### Task data
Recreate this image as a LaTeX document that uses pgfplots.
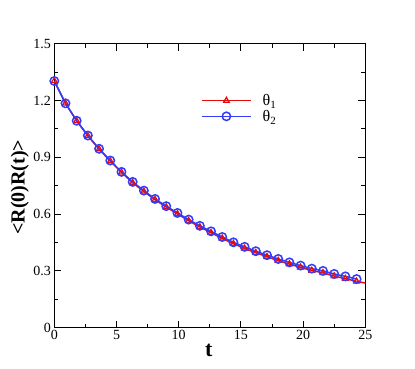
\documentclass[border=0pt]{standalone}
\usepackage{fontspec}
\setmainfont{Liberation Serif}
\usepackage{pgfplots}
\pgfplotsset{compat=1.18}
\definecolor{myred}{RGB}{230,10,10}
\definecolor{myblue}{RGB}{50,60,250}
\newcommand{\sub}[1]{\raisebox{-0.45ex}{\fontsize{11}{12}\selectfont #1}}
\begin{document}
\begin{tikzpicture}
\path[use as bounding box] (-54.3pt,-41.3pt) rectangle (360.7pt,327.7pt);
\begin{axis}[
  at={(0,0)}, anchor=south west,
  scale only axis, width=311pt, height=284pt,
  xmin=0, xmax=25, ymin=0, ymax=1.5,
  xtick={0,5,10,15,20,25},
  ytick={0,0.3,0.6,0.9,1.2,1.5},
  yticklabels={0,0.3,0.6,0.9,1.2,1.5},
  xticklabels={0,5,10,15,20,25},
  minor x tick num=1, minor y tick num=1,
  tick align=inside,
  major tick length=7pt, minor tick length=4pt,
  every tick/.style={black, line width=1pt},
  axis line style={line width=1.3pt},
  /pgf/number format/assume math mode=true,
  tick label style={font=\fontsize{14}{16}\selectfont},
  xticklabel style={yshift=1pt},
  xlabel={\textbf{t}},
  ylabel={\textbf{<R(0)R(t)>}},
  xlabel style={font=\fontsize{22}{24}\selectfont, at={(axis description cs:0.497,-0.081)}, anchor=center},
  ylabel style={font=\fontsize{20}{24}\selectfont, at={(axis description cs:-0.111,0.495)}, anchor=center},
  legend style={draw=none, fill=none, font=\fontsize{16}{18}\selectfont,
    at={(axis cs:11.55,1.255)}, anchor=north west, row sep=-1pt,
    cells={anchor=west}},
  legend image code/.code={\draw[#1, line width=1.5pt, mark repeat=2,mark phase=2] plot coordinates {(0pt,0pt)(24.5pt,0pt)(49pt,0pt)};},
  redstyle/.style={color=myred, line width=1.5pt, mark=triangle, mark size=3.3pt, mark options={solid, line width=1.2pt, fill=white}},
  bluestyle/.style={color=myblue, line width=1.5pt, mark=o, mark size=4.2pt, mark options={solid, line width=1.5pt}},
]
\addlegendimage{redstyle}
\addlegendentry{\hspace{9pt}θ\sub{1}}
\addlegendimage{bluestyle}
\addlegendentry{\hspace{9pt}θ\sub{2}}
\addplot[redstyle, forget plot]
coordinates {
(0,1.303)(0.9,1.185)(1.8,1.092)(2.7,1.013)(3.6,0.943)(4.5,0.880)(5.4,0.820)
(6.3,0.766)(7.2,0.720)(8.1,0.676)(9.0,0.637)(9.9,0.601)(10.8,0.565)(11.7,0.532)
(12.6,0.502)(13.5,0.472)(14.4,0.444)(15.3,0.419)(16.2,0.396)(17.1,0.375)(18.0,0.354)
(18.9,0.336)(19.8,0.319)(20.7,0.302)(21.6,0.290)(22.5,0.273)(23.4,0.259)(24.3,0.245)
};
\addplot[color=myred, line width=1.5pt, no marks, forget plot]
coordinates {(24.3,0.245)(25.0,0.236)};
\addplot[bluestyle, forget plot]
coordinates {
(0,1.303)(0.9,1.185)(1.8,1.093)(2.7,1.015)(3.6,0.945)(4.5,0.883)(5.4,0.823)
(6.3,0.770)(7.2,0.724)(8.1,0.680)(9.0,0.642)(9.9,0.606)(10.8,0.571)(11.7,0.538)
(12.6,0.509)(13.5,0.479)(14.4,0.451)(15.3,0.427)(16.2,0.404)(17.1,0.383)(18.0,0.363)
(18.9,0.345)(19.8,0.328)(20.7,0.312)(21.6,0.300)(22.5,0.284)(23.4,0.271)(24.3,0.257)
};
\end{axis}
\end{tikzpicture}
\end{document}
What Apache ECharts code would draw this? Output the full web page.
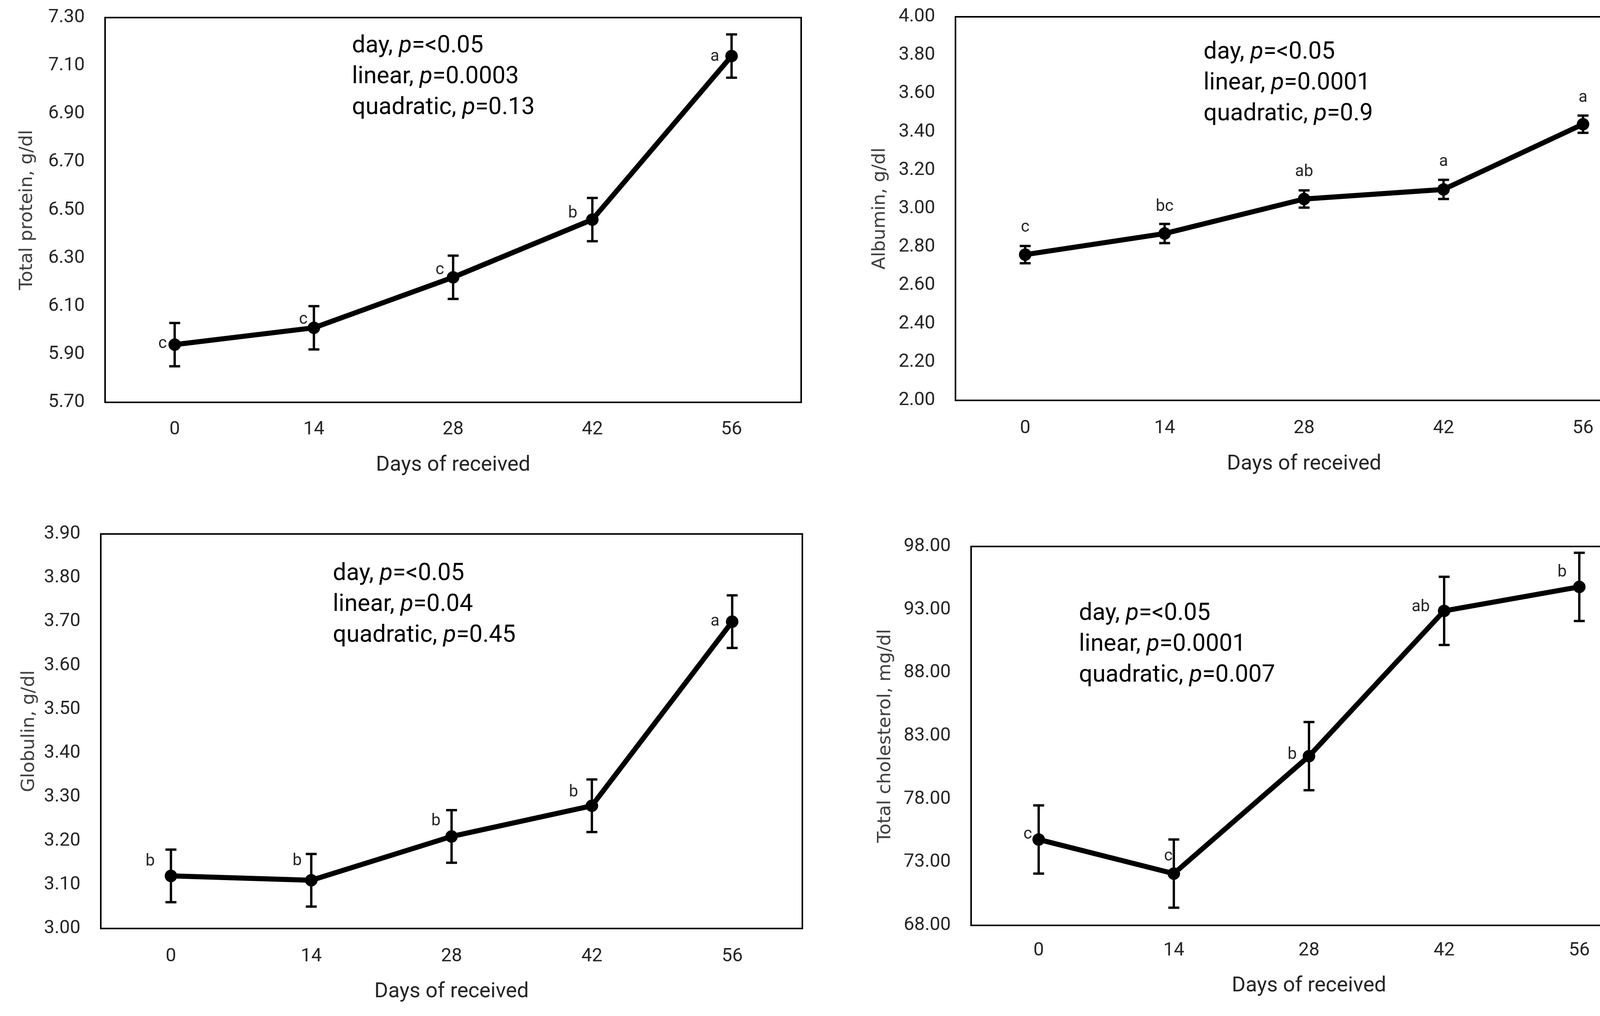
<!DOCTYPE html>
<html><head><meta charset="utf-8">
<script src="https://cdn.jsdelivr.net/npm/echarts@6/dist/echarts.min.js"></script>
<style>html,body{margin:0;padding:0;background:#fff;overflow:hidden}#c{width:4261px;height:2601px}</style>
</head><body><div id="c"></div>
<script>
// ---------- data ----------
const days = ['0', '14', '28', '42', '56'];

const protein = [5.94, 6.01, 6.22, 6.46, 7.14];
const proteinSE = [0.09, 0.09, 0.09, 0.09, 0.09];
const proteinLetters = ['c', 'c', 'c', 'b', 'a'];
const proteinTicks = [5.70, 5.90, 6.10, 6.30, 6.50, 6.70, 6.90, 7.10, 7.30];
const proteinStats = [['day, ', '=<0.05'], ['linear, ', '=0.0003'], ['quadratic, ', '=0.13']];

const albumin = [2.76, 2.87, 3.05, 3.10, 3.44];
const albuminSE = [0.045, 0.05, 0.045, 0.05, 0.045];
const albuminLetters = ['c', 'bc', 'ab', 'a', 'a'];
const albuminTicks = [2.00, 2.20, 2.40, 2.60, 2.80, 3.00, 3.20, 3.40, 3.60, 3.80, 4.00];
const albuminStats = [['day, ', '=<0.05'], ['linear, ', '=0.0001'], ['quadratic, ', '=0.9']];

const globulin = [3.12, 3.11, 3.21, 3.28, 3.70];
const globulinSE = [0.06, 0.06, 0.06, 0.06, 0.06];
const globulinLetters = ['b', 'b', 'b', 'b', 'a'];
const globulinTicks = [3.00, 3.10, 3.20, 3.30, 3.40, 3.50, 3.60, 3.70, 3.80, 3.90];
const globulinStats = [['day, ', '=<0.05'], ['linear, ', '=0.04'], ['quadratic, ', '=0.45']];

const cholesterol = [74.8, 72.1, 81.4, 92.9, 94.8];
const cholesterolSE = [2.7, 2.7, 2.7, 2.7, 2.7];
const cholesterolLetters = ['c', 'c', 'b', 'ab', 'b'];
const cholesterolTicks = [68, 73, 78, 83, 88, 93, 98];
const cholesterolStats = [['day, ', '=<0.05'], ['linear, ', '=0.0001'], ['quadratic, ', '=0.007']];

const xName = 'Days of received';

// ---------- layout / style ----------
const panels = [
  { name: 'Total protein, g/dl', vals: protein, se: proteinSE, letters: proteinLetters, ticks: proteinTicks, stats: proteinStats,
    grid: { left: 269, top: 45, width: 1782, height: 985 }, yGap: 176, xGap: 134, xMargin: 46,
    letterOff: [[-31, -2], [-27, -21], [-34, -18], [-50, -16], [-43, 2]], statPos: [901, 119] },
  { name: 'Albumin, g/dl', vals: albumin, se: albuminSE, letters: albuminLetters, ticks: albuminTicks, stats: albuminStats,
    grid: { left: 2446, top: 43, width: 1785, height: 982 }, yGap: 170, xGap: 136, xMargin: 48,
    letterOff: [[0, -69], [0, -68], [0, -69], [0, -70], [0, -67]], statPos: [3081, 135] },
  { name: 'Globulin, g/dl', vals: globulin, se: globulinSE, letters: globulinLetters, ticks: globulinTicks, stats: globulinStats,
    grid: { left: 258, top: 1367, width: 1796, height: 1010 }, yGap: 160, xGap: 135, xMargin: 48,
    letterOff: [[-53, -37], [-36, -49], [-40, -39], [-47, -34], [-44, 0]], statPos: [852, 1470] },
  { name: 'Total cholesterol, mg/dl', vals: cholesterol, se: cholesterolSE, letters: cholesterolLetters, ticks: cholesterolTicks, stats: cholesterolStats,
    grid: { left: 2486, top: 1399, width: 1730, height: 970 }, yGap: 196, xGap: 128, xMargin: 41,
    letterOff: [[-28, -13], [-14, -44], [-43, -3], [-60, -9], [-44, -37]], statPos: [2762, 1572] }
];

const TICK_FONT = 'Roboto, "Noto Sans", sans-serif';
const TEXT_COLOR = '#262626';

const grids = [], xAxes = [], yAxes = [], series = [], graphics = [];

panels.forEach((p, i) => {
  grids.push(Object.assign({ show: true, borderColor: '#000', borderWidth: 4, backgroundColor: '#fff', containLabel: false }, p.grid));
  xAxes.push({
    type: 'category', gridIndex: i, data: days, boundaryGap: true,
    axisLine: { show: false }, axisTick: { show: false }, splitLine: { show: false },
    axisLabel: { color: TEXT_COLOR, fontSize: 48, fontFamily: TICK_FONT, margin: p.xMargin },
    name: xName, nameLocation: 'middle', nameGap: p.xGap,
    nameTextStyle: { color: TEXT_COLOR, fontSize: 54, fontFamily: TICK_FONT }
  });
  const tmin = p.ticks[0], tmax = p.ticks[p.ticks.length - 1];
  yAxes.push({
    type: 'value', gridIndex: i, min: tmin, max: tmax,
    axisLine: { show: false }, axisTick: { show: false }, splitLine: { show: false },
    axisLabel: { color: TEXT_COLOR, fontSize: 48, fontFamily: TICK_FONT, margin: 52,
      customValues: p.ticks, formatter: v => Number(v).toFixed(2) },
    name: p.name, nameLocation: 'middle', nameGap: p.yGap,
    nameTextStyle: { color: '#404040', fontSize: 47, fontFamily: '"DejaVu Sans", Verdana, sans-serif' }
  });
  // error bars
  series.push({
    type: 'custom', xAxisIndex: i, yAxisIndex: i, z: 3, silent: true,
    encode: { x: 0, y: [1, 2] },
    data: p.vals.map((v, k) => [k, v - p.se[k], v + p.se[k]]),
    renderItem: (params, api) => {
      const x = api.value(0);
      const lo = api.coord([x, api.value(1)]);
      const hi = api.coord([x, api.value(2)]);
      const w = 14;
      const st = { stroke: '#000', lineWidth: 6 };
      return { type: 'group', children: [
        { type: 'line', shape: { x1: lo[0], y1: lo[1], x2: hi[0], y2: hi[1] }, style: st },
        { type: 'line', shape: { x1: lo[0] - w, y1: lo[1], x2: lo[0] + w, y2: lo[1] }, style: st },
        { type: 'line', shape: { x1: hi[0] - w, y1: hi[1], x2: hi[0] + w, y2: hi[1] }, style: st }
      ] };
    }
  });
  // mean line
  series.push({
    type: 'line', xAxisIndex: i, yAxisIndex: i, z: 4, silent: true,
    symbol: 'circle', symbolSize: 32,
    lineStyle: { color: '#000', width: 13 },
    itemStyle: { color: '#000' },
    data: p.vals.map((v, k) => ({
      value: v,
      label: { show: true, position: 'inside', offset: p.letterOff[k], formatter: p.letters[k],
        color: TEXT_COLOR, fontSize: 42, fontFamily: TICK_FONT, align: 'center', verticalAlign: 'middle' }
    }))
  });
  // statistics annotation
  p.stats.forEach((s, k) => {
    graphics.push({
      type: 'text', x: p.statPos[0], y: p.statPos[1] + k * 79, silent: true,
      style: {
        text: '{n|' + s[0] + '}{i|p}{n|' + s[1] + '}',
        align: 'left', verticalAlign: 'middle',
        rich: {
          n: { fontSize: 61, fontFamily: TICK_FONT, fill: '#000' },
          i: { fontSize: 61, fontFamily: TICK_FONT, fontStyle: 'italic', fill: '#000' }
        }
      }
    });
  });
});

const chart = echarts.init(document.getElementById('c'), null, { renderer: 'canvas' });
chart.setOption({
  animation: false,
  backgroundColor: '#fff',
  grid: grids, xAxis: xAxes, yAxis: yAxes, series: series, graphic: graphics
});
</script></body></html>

### Set exercise
Copy the part that starts at the line with "What Apache ECharts" and finishes at the line with "const xName = 'Days of received';", both included, and nothing more. Pictures are left out.

### Task result
What Apache ECharts code would draw this? Output the full web page.
<!DOCTYPE html>
<html><head><meta charset="utf-8">
<script src="https://cdn.jsdelivr.net/npm/echarts@6/dist/echarts.min.js"></script>
<style>html,body{margin:0;padding:0;background:#fff;overflow:hidden}#c{width:4261px;height:2601px}</style>
</head><body><div id="c"></div>
<script>
// ---------- data ----------
const days = ['0', '14', '28', '42', '56'];

const protein = [5.94, 6.01, 6.22, 6.46, 7.14];
const proteinSE = [0.09, 0.09, 0.09, 0.09, 0.09];
const proteinLetters = ['c', 'c', 'c', 'b', 'a'];
const proteinTicks = [5.70, 5.90, 6.10, 6.30, 6.50, 6.70, 6.90, 7.10, 7.30];
const proteinStats = [['day, ', '=<0.05'], ['linear, ', '=0.0003'], ['quadratic, ', '=0.13']];

const albumin = [2.76, 2.87, 3.05, 3.10, 3.44];
const albuminSE = [0.045, 0.05, 0.045, 0.05, 0.045];
const albuminLetters = ['c', 'bc', 'ab', 'a', 'a'];
const albuminTicks = [2.00, 2.20, 2.40, 2.60, 2.80, 3.00, 3.20, 3.40, 3.60, 3.80, 4.00];
const albuminStats = [['day, ', '=<0.05'], ['linear, ', '=0.0001'], ['quadratic, ', '=0.9']];

const globulin = [3.12, 3.11, 3.21, 3.28, 3.70];
const globulinSE = [0.06, 0.06, 0.06, 0.06, 0.06];
const globulinLetters = ['b', 'b', 'b', 'b', 'a'];
const globulinTicks = [3.00, 3.10, 3.20, 3.30, 3.40, 3.50, 3.60, 3.70, 3.80, 3.90];
const globulinStats = [['day, ', '=<0.05'], ['linear, ', '=0.04'], ['quadratic, ', '=0.45']];

const cholesterol = [74.8, 72.1, 81.4, 92.9, 94.8];
const cholesterolSE = [2.7, 2.7, 2.7, 2.7, 2.7];
const cholesterolLetters = ['c', 'c', 'b', 'ab', 'b'];
const cholesterolTicks = [68, 73, 78, 83, 88, 93, 98];
const cholesterolStats = [['day, ', '=<0.05'], ['linear, ', '=0.0001'], ['quadratic, ', '=0.007']];

const xName = 'Days of received';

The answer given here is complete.